The summer of ninety-eight was also the season of the first World Cup I followed from the first match. My footballing experience was limited to breaking the window in the living room, knocking off the tea-cup from the coffee table, giving myself a hard time by bouncing the ball off my then-insanely tall brother’s legs onto my stomach, and general gambolling on the once lush green park outside the block. Not many people joined me. India was, and still is a cricket crazy nation, but I was gifted with my brother’s basketball, volleyball, tennis racquets, table tennis bats, badminton racquets, game of Life, chess set, Hungry Hippos (yes, I still played it, so eat me), and football, of course, apart from his cricket bats (in the plural, ladies and gentlemen). There were quite a few other things I inherited, including the miscellaneous Lego pieces that got jumbled up and distributed among three huge boxes, but let us stick to the physical sports for now.
Where was I? So, when the World Cup was supposed to kick off, I had already caught the fever for international sports that raged in my family. I had already worn out my Maradona belt (which is surprising, since my family supported A Selecao, no idea how to get the funny French ‘c’, all the way), though I am not entirely sure I ever outgrew it, and needed something new to proclaim my allegiance to the sport. My ever uneasy eyes turned to the TOI we used to get then, in that more innocent age, and I saw the Great Coke Challenge, as I now like to call it. It was pretty simple. ‘Describe, in 50 words, what you like about football, and WIN!’ The eleven year old I was, I took the task to heart, and since it was little more than writing practice, I got all the encouragement I needed.

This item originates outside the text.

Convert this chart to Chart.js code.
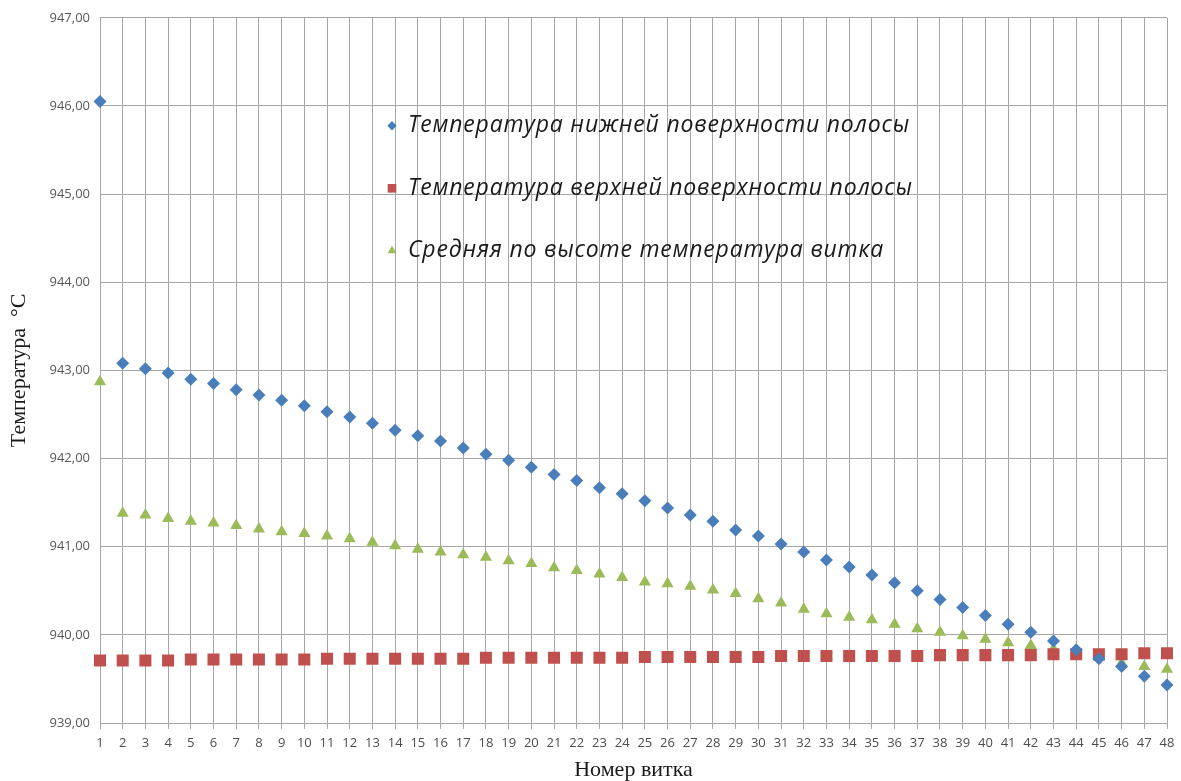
<!DOCTYPE html>
<html>
<head>
<meta charset="utf-8">
<script src="https://cdn.jsdelivr.net/npm/chart.js@4"></script>
<style>
  html, body { margin: 0; padding: 0; background: #fff; }
  #wrap { width: 1181px; height: 781px; }
</style>
</head>
<body>
<div id="wrap"><canvas id="chart" width="1181" height="781"></canvas></div>
<script>
// номера витков
const turns = Array.from({ length: 48 }, (_, i) => String(i + 1));

// температура нижней поверхности полосы
const bottomTemp = [
  946.05, 943.08, 943.02, 942.97, 942.90, 942.85, 942.78, 942.72, 942.66, 942.60,
  942.53, 942.47, 942.40, 942.32, 942.26, 942.20, 942.12, 942.05, 941.98, 941.90,
  941.82, 941.75, 941.67, 941.60, 941.52, 941.44, 941.36, 941.29, 941.19, 941.12,
  941.03, 940.94, 940.85, 940.77, 940.68, 940.59, 940.50, 940.40, 940.31, 940.22,
  940.12, 940.03, 939.93, 939.83, 939.73, 939.64, 939.53, 939.43
];

// температура верхней поверхности полосы
const topTemp = [
  939.71, 939.71, 939.71, 939.71, 939.72, 939.72, 939.72, 939.72, 939.72, 939.72,
  939.73, 939.73, 939.73, 939.73, 939.73, 939.73, 939.73, 939.74, 939.74, 939.74,
  939.74, 939.74, 939.74, 939.74, 939.75, 939.75, 939.75, 939.75, 939.75, 939.75,
  939.76, 939.76, 939.76, 939.76, 939.76, 939.76, 939.76, 939.77, 939.77, 939.77,
  939.77, 939.77, 939.78, 939.78, 939.78, 939.78, 939.79, 939.79
];

// средняя по высоте температура витка
const meanTemp = [
  942.87, 941.38, 941.36, 941.32, 941.29, 941.27, 941.24, 941.20, 941.17, 941.15,
  941.12, 941.09, 941.05, 941.01, 940.97, 940.94, 940.91, 940.88, 940.84, 940.81,
  940.76, 940.73, 940.69, 940.65, 940.60, 940.58, 940.55, 940.51, 940.47, 940.41,
  940.36, 940.29, 940.24, 940.20, 940.17, 940.12, 940.07, 940.03, 939.99, 939.95,
  939.91, 939.88, 939.84, 939.80, 939.75, 939.68, 939.64, 939.61
];

const yTicks = [939, 940, 941, 942, 943, 944, 945, 946, 947];

const seriesNames = [
  'Температура нижней поверхности полосы',
  'Температура верхней поверхности полосы',
  'Средняя по высоте температура витка'
];

// легенда внутри области построения
const innerLegend = {
  id: 'innerLegend',
  afterDraw(chart) {
    const ctx = chart.ctx;
    const area = chart.chartArea;
    ctx.save();
    ctx.font = 'italic 23px "Open Sans"';
    ctx.letterSpacing = '0.8px';
    ctx.textBaseline = 'middle';
    chart.data.datasets.forEach((ds, i) => {
      const y = area.top + 108 + i * 62.5;
      const x = area.left + 292;
      ctx.fillStyle = ds.backgroundColor;
      Chart.helpers.drawPoint(ctx, {
        pointStyle: ds.pointStyle, radius: ds.pointRadius * 0.72, borderWidth: 0
      }, x, y);
      ctx.fillStyle = '#1a1a1a';
      ctx.fillText(ds.label, x + 16, y);
    });
    ctx.restore();
  }
};

new Chart(document.getElementById('chart'), {
  type: 'line',
  data: {
    labels: turns,
    datasets: [
      {
        label: seriesNames[0],
        data: bottomTemp,
        showLine: false,
        pointStyle: 'rectRot',
        pointRadius: 6.5,
        backgroundColor: '#4a7ebb',
        borderColor: '#4a7ebb',
        borderWidth: 0
      },
      {
        label: seriesNames[1],
        data: topTemp,
        showLine: false,
        pointStyle: 'rect',
        pointRadius: 8.5,
        backgroundColor: '#c0504d',
        borderColor: '#c0504d',
        borderWidth: 0
      },
      {
        label: seriesNames[2],
        data: meanTemp,
        showLine: false,
        pointStyle: 'triangle',
        pointRadius: 7,
        backgroundColor: '#9bbb59',
        borderColor: '#9bbb59',
        borderWidth: 0
      }
    ]
  },
  options: {
    responsive: false,
    animation: false,
    layout: { padding: { top: 10, right: 14, left: 6, bottom: 0 } },
    plugins: {
      legend: { display: false },
      tooltip: { enabled: false }
    },
    scales: {
      x: {
        offset: false,
        grid: { color: '#a6a6a6', lineWidth: 1, tickLength: 6, drawTicks: true },
        border: { color: '#a6a6a6' },
        ticks: {
          autoSkip: false, maxRotation: 0,
          color: '#4d4d4d', font: { family: '"Open Sans"', size: 13 }, padding: 6
        },
        title: {
          display: true, text: 'Номер витка', color: '#1a1a1a',
          font: { family: '"Liberation Serif"', size: 22 }, padding: { top: 0, bottom: -2 }
        }
      },
      y: {
        min: 939, max: 947,
        afterBuildTicks: scale => { scale.ticks = yTicks.map(v => ({ value: v })); },
        afterFit: scale => { scale.width = 94; },
        grid: { color: '#a6a6a6', lineWidth: 1, drawTicks: false },
        border: { color: '#a6a6a6' },
        ticks: {
          color: '#595959', font: { family: '"Open Sans"', size: 13 }, padding: 10,
          callback: v => v.toFixed(2).replace('.', ',')
        },
        title: {
          display: true, text: 'Температура  °C', color: '#1a1a1a',
          font: { family: '"Liberation Serif"', size: 22 }, padding: { top: 0, bottom: 2 }
        }
      }
    }
  },
  plugins: [innerLegend]
});
</script>
</body>
</html>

The top prize was a kick-off ball from the World Cup. I do not remember the second, but the third, which I did win, was a Coca-Cola key chain, and a red Coke t-shirt. For those of you who are raising eyebrows at this moment at the sheer genius of the eleven year old who could write something good enough to send to a competition and be received with more than mere laughs, nya-nya-nyaaaah! For the rest, yes, my brother helped me more than a little bit.
The shirt was beautiful. If Seinfeld loved Golden-Boy, there is little you could say that would describe how I cherished this one. Man U and Liverpool fans would have died for it, and the rest would have been awed by the splendour and vibrancy of the colour. There were problems, though. It was many sizes too large for me. And so it went to my brother, as his share of the spoils. I was quite happy with the key chain, having just got a new cycle, and itching to try out the new lock I had installed. Eight years ahead, I would get to know the frailty of the ring around the wheel.
The shirt was worn once. The day it was washed, my white socks turned pink, and I was glad I did not have my beloved Popeye t-shirt in the wash. And just like that, the colour went away. It was a pity. I could not wear the shirt for the first game, let alone the finals. But I did finger my key chain with the air of a person who had accomplished only half the goal, an assist that went perfectly, but a strike gone awry.
I grew into the shirt, but I never did wear it. It is kept somewhere in the recesses of the cupboard, a reminder of the craze that enveloped the house that time. I took it out in ’06, but put it back, resisting the urge to scream and shout as I used to.
The key chain fell and broke sometime in the first three years of the decade. It lived a long, full life.